Shiver Me Letters: A Pirate ABC by June Sobel, illustrated by Henry Cole
Pirates are plundering the alphabet letters! And they want more than just “RRRRRRR.” This clever alphabet book is peopled with animal pirates who are on the lookout for each letter, often “hidden” near objects that begin with the letter’s sound (like “gold” or “parrot,” although “X” marks the spot on the treasure, of course). Children love the characters, especially the pirate captain, a swashbuckling crocodile, complete with a hook!
How I Became a Pirate by Melinda Long, illustrated by David Shannon
When young Jeremy’s extraordinary digging talents are discovered one day at the beach, he agrees to join Captain Braidbeard and his crew digging for pirate treasure. They promise to have him home in time for soccer practice, so he sails forth on the high seas with this rather uncouth group of buccaneers. At first, he loves their lack of table manners, not having a bedtime and his exciting high sea adventures. But he misses being tucked in and the comforts of home, and convinces the crew to take him to his own backyard to bury their treasure. David Shannon’s goofy illustrations are perfect with this humorous pirate tale. If you like this, don’t miss Pirates Don’t Change Diapers, where Jeremy is reunited with his pirate friends for another (stinky) adventure.

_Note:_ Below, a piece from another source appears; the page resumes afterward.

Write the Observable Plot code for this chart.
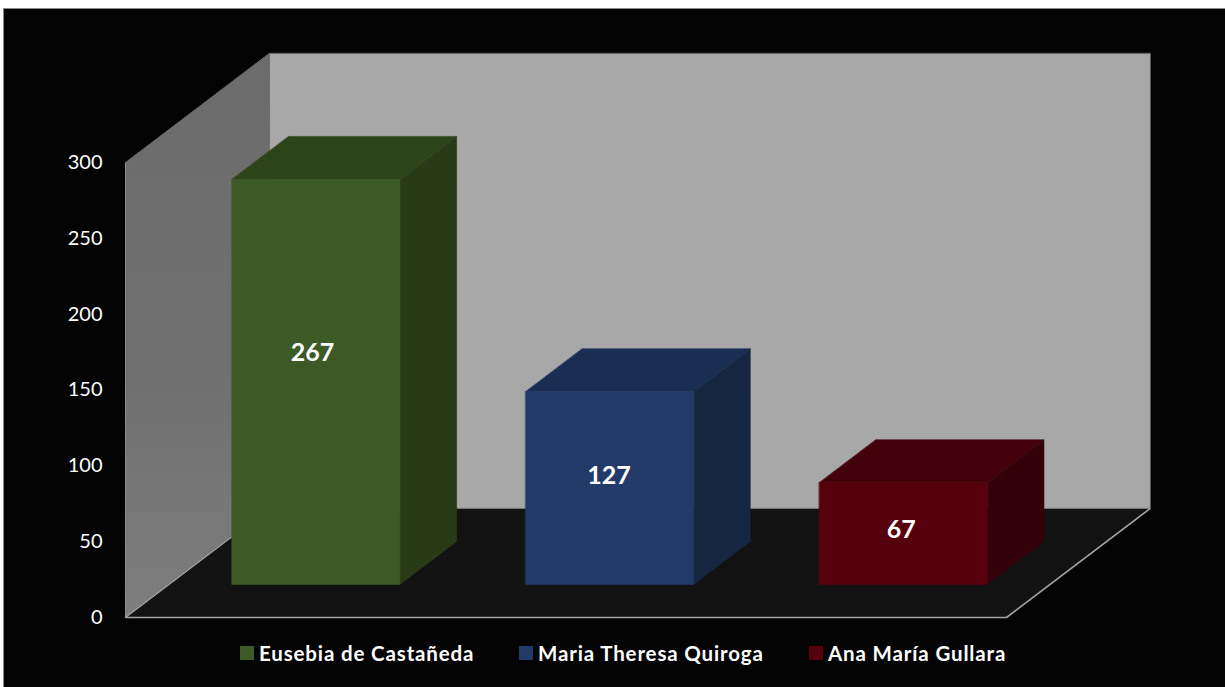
<!DOCTYPE html>
<html>
<head>
<meta charset="utf-8">
<script src="https://cdn.jsdelivr.net/npm/d3@7"></script>
<script src="https://cdn.jsdelivr.net/npm/@observablehq/plot@0.6"></script>
<style>
  html, body { margin: 0; padding: 0; background: #fff; overflow: hidden; }
  #frame { position: absolute; left: 3px; top: 8px; right: 0; bottom: 0; background: #030303;
           border-left: 1px solid #8a8a8a; border-top: 1px solid #8a8a8a; font-family: Lato, sans-serif; }
  #legend { position: relative; height: 40px; color: #fff; font-weight: 700; font-size: 20.5px; letter-spacing: 0.85px; }
  #legend .item { position: absolute; top: 9px; display: flex; align-items: center; white-space: nowrap; line-height: 20px; }
  #legend .sw { width: 14px; height: 14px; margin-right: 5px; }
</style>
</head>
<body>
<div id="frame"><div id="chart"></div><div id="legend"></div></div>
<script>
const names = ["Eusebia de Castañeda", "Maria Theresa Quiroga", "Ana María Gullara"];
const values = [267, 127, 67];
const yTicks = [0, 50, 100, 150, 200, 250, 300];
const frontColors = ["#3c5a25", "#213a68", "#56000e"];
const topColors = ["#2d4419", "#1a2d52", "#42000a"];
const sideColors = ["#283a16", "#162640", "#33000a"];

// Pseudo-3D: x in category units, y in value units, d = depth 0 (front) .. 1 (back wall)
const yMax = 300;
const depthX = 0.49, depthY = 72;
const barWidth = 0.572, depthNear = 0.303, depthFar = 0.697;
const labelX = [0.637, 1.646, 2.642];
const labelY = [174.5, 93.5, 58];
const P = (x, v, d = 0) => ({x: x + d * depthX, y: v + d * depthY});
const face = (pts, fill, extra = {}) =>
  Plot.line(pts, {x: "x", y: "y", fill, stroke: fill, strokeWidth: 0.6, curve: "linear-closed", ...extra});
const edge = (pts, stroke, strokeWidth) =>
  Plot.line(pts, {x: "x", y: "y", stroke, strokeWidth, strokeLinecap: "butt"});

const cats = names.length;
const barMarks = values.flatMap((v, i) => {
  const x0 = i + (1 - barWidth) / 2, x1 = x0 + barWidth;
  return [
    face([P(x1, 0, depthNear), P(x1, 0, depthFar), P(x1, v, depthFar), P(x1, v, depthNear)], sideColors[i]),
    face([P(x0, v, depthNear), P(x1, v, depthNear), P(x1, v, depthFar), P(x0, v, depthFar)], topColors[i]),
    face([P(x0, 0, depthNear), P(x1, 0, depthNear), P(x1, v, depthNear), P(x0, v, depthNear)], frontColors[i])
  ];
});

const gradient = () => {
  const defs = d3.create("svg:defs");
  const g = defs.append("linearGradient").attr("id", "wallShade").attr("x1", 0).attr("x2", 0).attr("y1", 0).attr("y2", 1);
  g.append("stop").attr("offset", "0%").attr("stop-color", "#6c6c6c");
  g.append("stop").attr("offset", "60%").attr("stop-color", "#707070");
  g.append("stop").attr("offset", "100%").attr("stop-color", "#7e7e7e");
  return defs.node();
};

const chart = Plot.plot({
  width: 1221, height: 625,
  marginLeft: 121, marginRight: 219, marginTop: 153, marginBottom: 17,
  style: {background: "transparent", color: "#fff", fontFamily: "Lato, sans-serif", fontSize: "20px"},
  x: {domain: [0, cats], axis: null},
  y: {domain: [0, yMax], axis: null},
  marks: [
    gradient,
    face([P(0, 0, 0), P(0, 0, 1), P(0, yMax, 1), P(0, yMax, 0)], "url(#wallShade)", {stroke: "none"}),
    face([P(0, 0, 1), P(cats, 0, 1), P(cats, yMax, 1), P(0, yMax, 1)], "#a8a8a8", {stroke: "none"}),
    face([P(0, 0, 0), P(cats, 0, 0), P(cats, 0, 1), P(0, 0, 1)], "#121212", {stroke: "none"}),
    edge([P(0, yMax, 1), P(cats, yMax, 1), P(cats, 0, 1)], "#5e5e5e", 1),
    edge([P(0, yMax, 0), P(0, yMax, 1), P(0, 0, 1)], "#707070", 0.8),
    edge([P(0, 0, 1), P(cats, 0, 1)], "#8f8f8f", 1),
    edge([P(0, yMax, 0), P(0, 0, 0)], "#8c8c8c", 1),
    edge([P(0, 0, 0), P(cats, 0, 0), P(cats, 0, 1)], "#a3a3a3", 1.6),
    edge([P(0, 0, 0), P(0, 0, 1)], "#a3a3a3", 1.2),
    ...barMarks,
    Plot.axisY(yTicks, {anchor: "left", tickSize: 0, tickPadding: 23, label: null, fontSize: 20, color: "#fff", fill: "#fff"}),
    Plot.text(values, {
      x: (d, i) => labelX[i], y: (d, i) => labelY[i], text: d => String(d),
      fill: "#fff", fontWeight: 700, fontSize: 25
    })
  ]
});
document.getElementById("chart").appendChild(chart);

const legendLeft = [236, 515, 805];
const legend = document.getElementById("legend");
names.forEach((n, i) => {
  const item = document.createElement("div");
  item.className = "item";
  item.style.left = legendLeft[i] + "px";
  const sw = document.createElement("span");
  sw.className = "sw";
  sw.style.background = frontColors[i];
  const t = document.createElement("span");
  t.textContent = n;
  item.append(sw, t);
  legend.append(item);
});
</script>
</body>
</html>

Do Pirates Take Baths? by Kathy Tucker, illustrated by Nadine Bernard Westcott
Young children who are interested in pirates will enjoy this simple text, written in verse form, that answers 13 questions about the pirate life. The illustrations are cheerful watercolors, and show the pirates living their energetic, adventurous-and in this case, good-natured-lives. They only tie up their rivals, or capture their competitors’ ships for sport. (And yes, “when they smell very bad,” they do jump into the sea for a quick scrub!)
Don’t Mention Pirates by Sarah McConnell
Another pirate girl with an adventurous spirit! Scarlet lives in the house she inherited form her famous Grandma: Long Joan Silver! In this fun-and funny-swashbuckling story, Scarlet makes her brother walk the plank (into his wading pool!), sails the high seas in search of buried gold, and reclaims her pirate birthright. The energy in the illustrations adds to the playfulness of the story.

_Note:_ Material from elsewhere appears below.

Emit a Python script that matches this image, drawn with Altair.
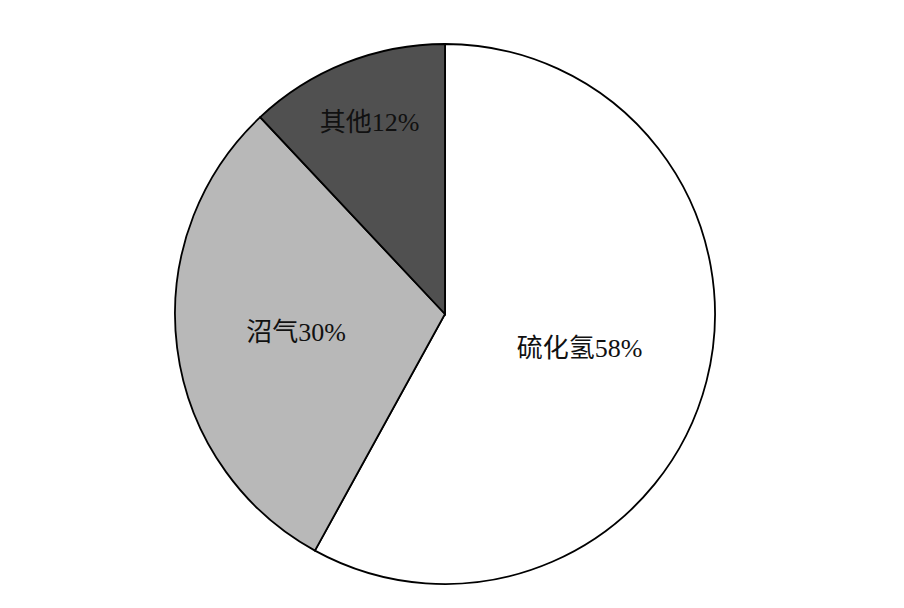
import altair as alt
import pandas as pd

categories = ["硫化氢", "沼气", "其他"]
values = [58, 30, 12]
colors = ["#ffffff", "#b8b8b8", "#505050"]

df = pd.DataFrame({"cat": categories, "val": values, "order": [0, 1, 2]})
df["label"] = [f"{c}{v}%" for c, v in zip(categories, values)]

CX, CY, R = 437, 306, 270

arcs = alt.Chart(df).mark_arc(stroke="black", strokeWidth=1.8).encode(
    theta=alt.Theta("val:Q", stack=True),
    order=alt.Order("order:Q"),
    color=alt.Color("cat:N", scale=alt.Scale(domain=categories, range=colors), legend=None),
    x=alt.value(CX), y=alt.value(CY), radius=alt.value(R),
)

font = "Liberation Serif, Noto Sans CJK SC"
label_r = {"硫化氢": 139, "沼气": 150, "其他": 205}

labels = [
    alt.Chart(df).transform_joinaggregate(total="sum(val)")
    .transform_window(cum="sum(val)", sort=[alt.SortField("order")], frame=[None, 0])
    .transform_calculate(mid="(datum.cum - datum.val/2)/datum.total*2*PI")
    .transform_filter(alt.datum.cat == c)
    .transform_calculate(
        mx=f"{CX} + {label_r[c]}*sin(datum.mid)",
        my=f"{CY} - {label_r[c]}*cos(datum.mid)",
    )
    .mark_text(font=font, fontSize=26, color="#111111")
    .encode(
        text="label:N",
        x=alt.X("mx:Q", scale=None),
        y=alt.Y("my:Q", scale=None),
    )
    for c in categories
]

chart = alt.layer(arcs, *labels).properties(
    width=888, height=592,
    autosize=alt.AutoSizeParams(type="none"),
    padding=0,
).configure_view(stroke=None)

chart.save("out.html", embed_options={"renderer": "svg", "actions": False})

Bubble Bath Pirates by Jarrett Krosoczka
This book came to our attention as we have become obsessed with one of the author’s other great works: Punk Farm. Krosoczka is a wonderful author who writes with a voice similar to Mo Willems and Jon Scieszka– it’s that fun and funny modern voice that kids love and relate to instantly. This simple book about two little boy pirates who have fun in the tub, then plunder the kitchen for ice cream is really appealing to young kids who love pirates, bath time and ice cream, but maybe aren’t as big fans of hair rinsing or pulling the plug from the drain.
Fun Pirate Websites
Stuff for Junior Pirates is the kid-version of the website from the creators of “Talk Like a Pirate Day.” International Talk Like a Pirate Day (ITLAPD) is a holiday parody invented in 1995 by John Baur (Ol’ Chumbucket) and Mark Summers (Cap’n Slappy), of Portland, Oregon, who proclaimed September 19th each year as the day when everyone in the world should talk like a pirate. For example, an observer of this holiday would greet friends not with “Hello,” but with “Ahoy, me hearty!” The holiday, and its observance, springs from a romanticized-and humorous–view of the Golden Age of Piracy.
In The Guide to Pirate Parenting, there is a wealth of resources, from nursery rhymes about pirates, to suggestions for how to raise pirate children. For the modern (suburban) pirate family!